53. Il est alors conseillé[122] que le contrat de financement conclu entre le tiers et la partie prévoit les droits et obligations de chacun dans la gestion de la procédure, afin de prévenir un « conflit dans le conflit » et donc des situations où les questions d’ordre juridique et éthique se poseront cumulativement. Car c’est bien l’objet spécifique de ce contrat – la spéculation par un tiers qui cherche à dégager un profit sur la base d’un aléa contentieux sur lequel il n’est pas censé avoir de prise – qui peut être la source de risques de dérive éthique. D’autant qu’à ce jour, du moins en France, il n’existe pas de corps professionnel regroupant de tels fonds ou tiers financeurs, avec des règles déontologiques propres, susceptibles de prévenir ou de contenir ces risques aussi bien éthiques que juridiques[123].

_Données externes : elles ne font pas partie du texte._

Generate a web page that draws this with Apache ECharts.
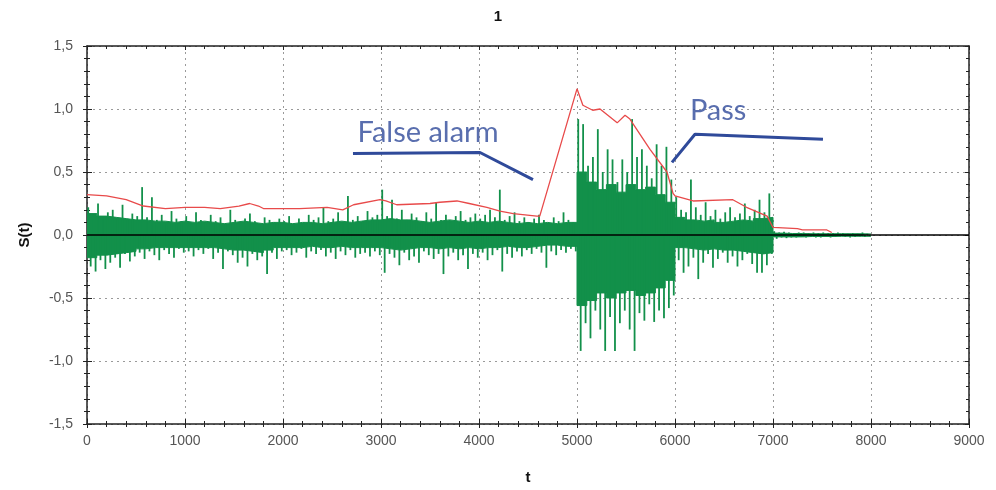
<!DOCTYPE html>
<html>
<head>
<meta charset="utf-8">
<script src="https://cdn.jsdelivr.net/npm/echarts@6/dist/echarts.min.js"></script>
<style>html,body{margin:0;padding:0;background:#fff}#c{width:996px;height:490px}</style>
</head>
<body>
<div id="c"></div>
<script>
// ---- data ----
const chartTitle = '1';
const xTicks = [0, 1000, 2000, 3000, 4000, 5000, 6000, 7000, 8000, 9000];
const yTicks = [-1.5, -1.0, -0.5, 0.0, 0.5, 1.0, 1.5];
// green signal: positive / negative peak per 50-unit slot of t (0 .. 7950)
const sigStep = 50;
const sigPos = [
  0.22,0.16,0.25,0.14,0.18,0.20,0.13,0.24,0.12,0.17,0.15,0.38,0.14,0.30,0.12,0.16,0.10,0.19,0.13,0.11,
  0.15,0.09,0.18,0.12,0.10,0.16,0.11,0.14,0.09,0.20,0.12,0.10,0.13,0.17,0.11,0.09,0.14,0.12,0.10,0.13,
  0.11,0.15,0.09,0.13,0.10,0.16,0.12,0.14,0.22,0.11,0.13,0.18,0.10,0.31,0.12,0.15,0.11,0.19,0.14,0.16,
  0.36,0.15,0.28,0.13,0.20,0.12,0.17,0.14,0.11,0.18,0.13,0.26,0.12,0.16,0.10,0.15,0.19,0.12,0.14,0.17,
  0.13,0.16,0.20,0.14,0.36,0.12,0.15,0.18,0.11,0.14,0.10,0.13,0.16,0.12,0.09,0.14,0.11,0.18,0.12,0.10,
  0.92,0.88,0.55,0.62,0.84,0.50,0.68,0.60,0.42,0.60,0.50,0.92,0.62,0.68,0.55,0.45,0.72,0.55,0.70,0.44,
  0.30,0.20,0.18,0.44,0.22,0.16,0.26,0.15,0.20,0.13,0.18,0.22,0.14,0.17,0.25,0.15,0.20,0.28,0.18,0.33,
  0.03,0.02,0.025,0.02,0.015,0.02,0.02,0.015,0.02,0.015,0.02,0.015,0.015,0.02,0.015,0.01,0.015,0.01,0.02,0.01
];
const sigNeg = [
  -0.25,-0.29,-0.20,-0.27,-0.22,-0.18,-0.26,-0.15,-0.21,-0.17,-0.14,-0.19,-0.13,-0.16,-0.20,-0.12,-0.15,-0.18,-0.11,-0.14,
  -0.13,-0.17,-0.12,-0.15,-0.11,-0.19,-0.14,-0.27,-0.13,-0.16,-0.22,-0.18,-0.25,-0.15,-0.20,-0.17,-0.31,-0.14,-0.19,-0.13,
  -0.12,-0.16,-0.14,-0.11,-0.18,-0.13,-0.15,-0.12,-0.17,-0.14,-0.19,-0.13,-0.16,-0.12,-0.18,-0.15,-0.14,-0.17,-0.13,-0.16,
  -0.30,-0.15,-0.18,-0.24,-0.14,-0.20,-0.17,-0.22,-0.13,-0.16,-0.19,-0.15,-0.31,-0.17,-0.14,-0.20,-0.16,-0.27,-0.15,-0.18,
  -0.14,-0.20,-0.16,-0.12,-0.29,-0.15,-0.18,-0.13,-0.17,-0.12,-0.15,-0.11,-0.14,-0.26,-0.13,-0.16,-0.12,-0.14,-0.11,-0.13,
  -0.92,-0.70,-0.82,-0.60,-0.75,-0.92,-0.65,-0.92,-0.70,-0.60,-0.75,-0.92,-0.62,-0.68,-0.55,-0.69,-0.60,-0.66,-0.58,-0.48,
  -0.20,-0.30,-0.25,-0.18,-0.35,-0.22,-0.15,-0.26,-0.19,-0.14,-0.22,-0.17,-0.25,-0.20,-0.15,-0.23,-0.30,-0.30,-0.24,-0.15,
  -0.03,-0.02,-0.025,-0.02,-0.02,-0.015,-0.02,-0.015,-0.02,-0.02,-0.015,-0.02,-0.015,-0.01,-0.015,-0.02,-0.015,-0.01,-0.015,-0.01
];
// solid body of the green signal per 100-unit slot of t (0 .. 7900)
const bodyStep = 100;
const bodyTop = [
  0.17,0.15,0.14,0.13,0.12,0.12,0.11,0.11,0.10,0.11,
  0.10,0.11,0.10,0.09,0.10,0.11,0.10,0.09,0.10,0.10,
  0.09,0.10,0.10,0.09,0.10,0.11,0.10,0.11,0.12,0.12,
  0.13,0.12,0.12,0.11,0.10,0.11,0.12,0.11,0.10,0.11,
  0.10,0.11,0.10,0.09,0.10,0.09,0.10,0.09,0.10,0.10,
  0.50,0.42,0.36,0.40,0.34,0.40,0.36,0.38,0.32,0.26,
  0.14,0.12,0.11,0.12,0.10,0.11,0.12,0.11,0.13,0.14,
  0.015,0.012,0.012,0.01,0.01,0.01,0.01,0.01,0.01,0.008
];
const bodyBot = [
  -0.18,-0.16,-0.15,-0.14,-0.13,-0.11,-0.10,-0.10,-0.10,-0.10,
  -0.10,-0.10,-0.10,-0.11,-0.12,-0.12,-0.13,-0.14,-0.12,-0.10,
  -0.10,-0.10,-0.09,-0.10,-0.10,-0.09,-0.10,-0.10,-0.10,-0.10,
  -0.11,-0.12,-0.11,-0.10,-0.10,-0.11,-0.10,-0.11,-0.10,-0.11,
  -0.10,-0.10,-0.09,-0.10,-0.10,-0.09,-0.08,-0.08,-0.09,-0.09,
  -0.56,-0.52,-0.46,-0.50,-0.46,-0.44,-0.48,-0.46,-0.42,-0.36,
  -0.10,-0.11,-0.12,-0.11,-0.12,-0.12,-0.13,-0.14,-0.15,-0.14,
  -0.015,-0.015,-0.015,-0.012,-0.012,-0.012,-0.01,-0.01,-0.01,-0.01
];
// red envelope
const redT = [0,200,400,575,800,1000,1200,1360,1550,1660,1750,1800,2170,2450,2610,2720,2990,3050,3160,3500,3600,3775,3900,4080,4214,4350,4590,4620,5000,5060,5160,5235,5410,5490,5540,5745,5918,5980,6000,6185,6590,6730,6940,7000,7250,7300,7550,7600];
const redV = [0.32,0.31,0.28,0.23,0.21,0.22,0.22,0.21,0.23,0.25,0.23,0.21,0.21,0.22,0.20,0.24,0.28,0.27,0.24,0.25,0.26,0.27,0.25,0.22,0.19,0.17,0.15,0.15,1.16,1.03,0.99,1.00,0.89,0.95,0.92,0.68,0.50,0.33,0.31,0.27,0.28,0.22,0.15,0.06,0.05,0.04,0.04,0.02];
// annotations
const alarmT = [2714, 4010, 4551];
const alarmV = [0.647, 0.655, 0.44];
const passT = [5969, 6204, 7510];
const passV = [0.576, 0.80, 0.76];
const notes = [
  { text: 'False alarm', t: 3480, v: 0.81 },
  { text: 'Pass', t: 6440, v: 0.99 }
];

// ---- build series data ----
const spikeData = sigPos.map((p, i) => [i * sigStep, p, sigNeg[i]]);
const slotData = arr => {
  const d = arr.map((v, i) => [i * bodyStep, v]);
  d.push([arr.length * bodyStep, arr[arr.length - 1]]); // close the last slot
  return d;
};
const bodyTopData = slotData(bodyTop);
const bodyBotData = slotData(bodyBot);
const redData = redT.map((t, i) => [t, redV[i]]);
const alarmData = alarmT.map((t, i) => [t, alarmV[i]]);
const passData = passT.map((t, i) => [t, passV[i]]);

const fmtY = v => v.toFixed(1).replace('.', ',');
const axisColor = '#222';
const labelFont = { color: '#555', fontSize: 14, fontFamily: 'Liberation Sans, Arial, sans-serif' };
const split = { show: true, lineStyle: { color: '#9a9a9a', type: [2, 4], width: 1 } };
const green = '#12904a';

function renderSpikes(params, api) {
  const t = api.value(0), p = api.value(1), n = api.value(2);
  const a = api.coord([t + sigStep * 0.25, p]);
  const z = api.coord([t + sigStep * 0.25, 0]);
  const b = api.coord([t + sigStep * 0.75, n]);
  const z2 = api.coord([t + sigStep * 0.75, 0]);
  return {
    type: 'group',
    children: [
      { type: 'line', shape: { x1: a[0], y1: a[1], x2: z[0], y2: z[1] }, style: { stroke: green, lineWidth: 1.8 } },
      { type: 'line', shape: { x1: b[0], y1: b[1], x2: z2[0], y2: z2[1] }, style: { stroke: green, lineWidth: 1.8 } }
    ]
  };
}

const chart = echarts.init(document.getElementById('c'), null, { renderer: 'canvas' });
const xBase = { type: 'value', min: 0, max: 9000, interval: 1000 };
const yBase = { type: 'value', min: -1.5, max: 1.5, interval: 0.5 };
const bodySeries = (data) => ({
  type: 'line', data: data, showSymbol: false, symbol: 'none', step: 'end',
  lineStyle: { color: green, width: 1 }, areaStyle: { color: green, opacity: 1, origin: 0 }, z: 2
});
chart.setOption({
  animation: false,
  backgroundColor: '#fff',
  title: {
    text: chartTitle, left: 'center', top: 4,
    textStyle: { fontSize: 15, fontWeight: 'bold', color: '#111', fontFamily: 'Liberation Sans, Arial, sans-serif' }
  },
  grid: { left: 87, right: 27, top: 46, bottom: 63, containLabel: false },
  xAxis: [
    Object.assign({}, xBase, {
      position: 'bottom',
      name: 't', nameLocation: 'middle', nameGap: 46,
      nameTextStyle: { fontSize: 15, fontWeight: 'bold', color: '#111', fontFamily: 'Liberation Sans, Arial, sans-serif' },
      axisLine: { show: true, onZero: false, lineStyle: { color: axisColor, width: 1.5 } },
      axisTick: { show: true, inside: true, length: 5, lineStyle: { color: axisColor } },
      minorTick: { show: true, splitNumber: 5, length: 3, lineStyle: { color: axisColor } },
      axisLabel: Object.assign({ margin: 10, formatter: v => String(v) }, labelFont),
      splitLine: split
    }),
    Object.assign({}, xBase, {
      position: 'bottom',
      axisLine: { show: false, onZero: false },
      axisTick: { show: true, inside: false, length: 4, lineStyle: { color: axisColor } },
      minorTick: { show: true, splitNumber: 5, length: 3, lineStyle: { color: axisColor } },
      axisLabel: { show: false }, splitLine: { show: false }
    }),
    Object.assign({}, xBase, {
      position: 'top',
      axisLine: { show: true, onZero: false, lineStyle: { color: axisColor, width: 1.5 } },
      axisTick: { show: true, inside: true, length: 4, lineStyle: { color: axisColor } },
      minorTick: { show: true, splitNumber: 5, length: 3, lineStyle: { color: axisColor } },
      axisLabel: { show: false }, splitLine: { show: false }
    })
  ],
  yAxis: [
    Object.assign({}, yBase, {
      position: 'left',
      name: 'S(t)', nameLocation: 'middle', nameGap: 55, nameRotate: 90,
      nameTextStyle: { fontSize: 15, fontWeight: 'bold', color: '#111', fontFamily: 'Liberation Sans, Arial, sans-serif' },
      axisLine: { show: true, onZero: false, lineStyle: { color: axisColor, width: 1.5 } },
      axisTick: { show: true, inside: true, length: 5, lineStyle: { color: axisColor } },
      minorTick: { show: true, splitNumber: 5, length: 3, lineStyle: { color: axisColor } },
      axisLabel: Object.assign({ margin: 14, formatter: fmtY }, labelFont),
      splitLine: split
    }),
    Object.assign({}, yBase, {
      position: 'left',
      axisLine: { show: false, onZero: false },
      axisTick: { show: true, inside: false, length: 4, lineStyle: { color: axisColor } },
      minorTick: { show: true, splitNumber: 5, length: 3, lineStyle: { color: axisColor } },
      axisLabel: { show: false }, splitLine: { show: false }
    }),
    Object.assign({}, yBase, {
      position: 'right',
      axisLine: { show: true, onZero: false, lineStyle: { color: axisColor, width: 1.5 } },
      axisTick: { show: true, inside: true, length: 4, lineStyle: { color: axisColor } },
      minorTick: { show: true, splitNumber: 5, length: 3, lineStyle: { color: axisColor } },
      axisLabel: { show: false }, splitLine: { show: false }
    })
  ],
  series: [
    Object.assign({ name: 'body+' }, bodySeries(bodyTopData)),
    Object.assign({ name: 'body-' }, bodySeries(bodyBotData)),
    {
      type: 'custom', name: 'signal', data: spikeData, renderItem: renderSpikes,
      encode: { x: 0, y: [1, 2] }, z: 2, clip: true
    },
    {
      type: 'line', name: 'zero', data: [[0, 0], [9000, 0]], showSymbol: false, symbol: 'none',
      lineStyle: { color: '#000', width: 1.6 }, z: 3
    },
    {
      type: 'line', name: 'envelope', data: redData, showSymbol: false, symbol: 'none',
      lineStyle: { color: '#e84a4a', width: 1.3 }, z: 4
    },
    {
      type: 'line', name: 'alarm', data: alarmData, showSymbol: false, symbol: 'none',
      lineStyle: { color: '#2f4a9a', width: 3 }, z: 5
    },
    {
      type: 'line', name: 'pass', data: passData, showSymbol: false, symbol: 'none',
      lineStyle: { color: '#2f4a9a', width: 3 }, z: 5
    },
    {
      type: 'scatter', name: 'notes', symbolSize: 0, z: 6,
      data: notes.map(n => ({ value: [n.t, n.v], label: { formatter: n.text } })),
      label: {
        show: true, position: 'inside', color: '#2f4a9a', fontSize: 29,
        fontFamily: 'Lato, "Open Sans", sans-serif'
      }
    }
  ]
});
</script>
</body>
</html>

En effet, le tiers qui apporte les fonds nécessaires au financement de la procédure sera souvent tenté de s’immiscer dans la direction de la procédure – et ce, dès son commencement, en voulant par exemple peser sur la constitution du tribunal arbitral –  afin d’assurer la rentabilité de son investissement, au risque de nuire aux intérêts de la partie financée. Les conseils peuvent ainsi se trouver face à un conflit entre la défense des intérêts du tiers financeur et ceux de son client, notamment au regard d’options procédurales qui se présentent. C’est ainsi qu’un dilemme se présentera, entre la partie financée et le tiers financeur, sur l’opportunité de transiger ou non, à un moment de l’arbitrage. Sur un plan éthique, cette opportunité devra être appréciée par le financeur, certes à la lumière des termes du contrat de financement, mais aussi au regard de la rentabilité de son investissement, c’est-à-dire en prenant compte des intérêts de la partie financée qui ne doit pas se retrouver in fine lésée.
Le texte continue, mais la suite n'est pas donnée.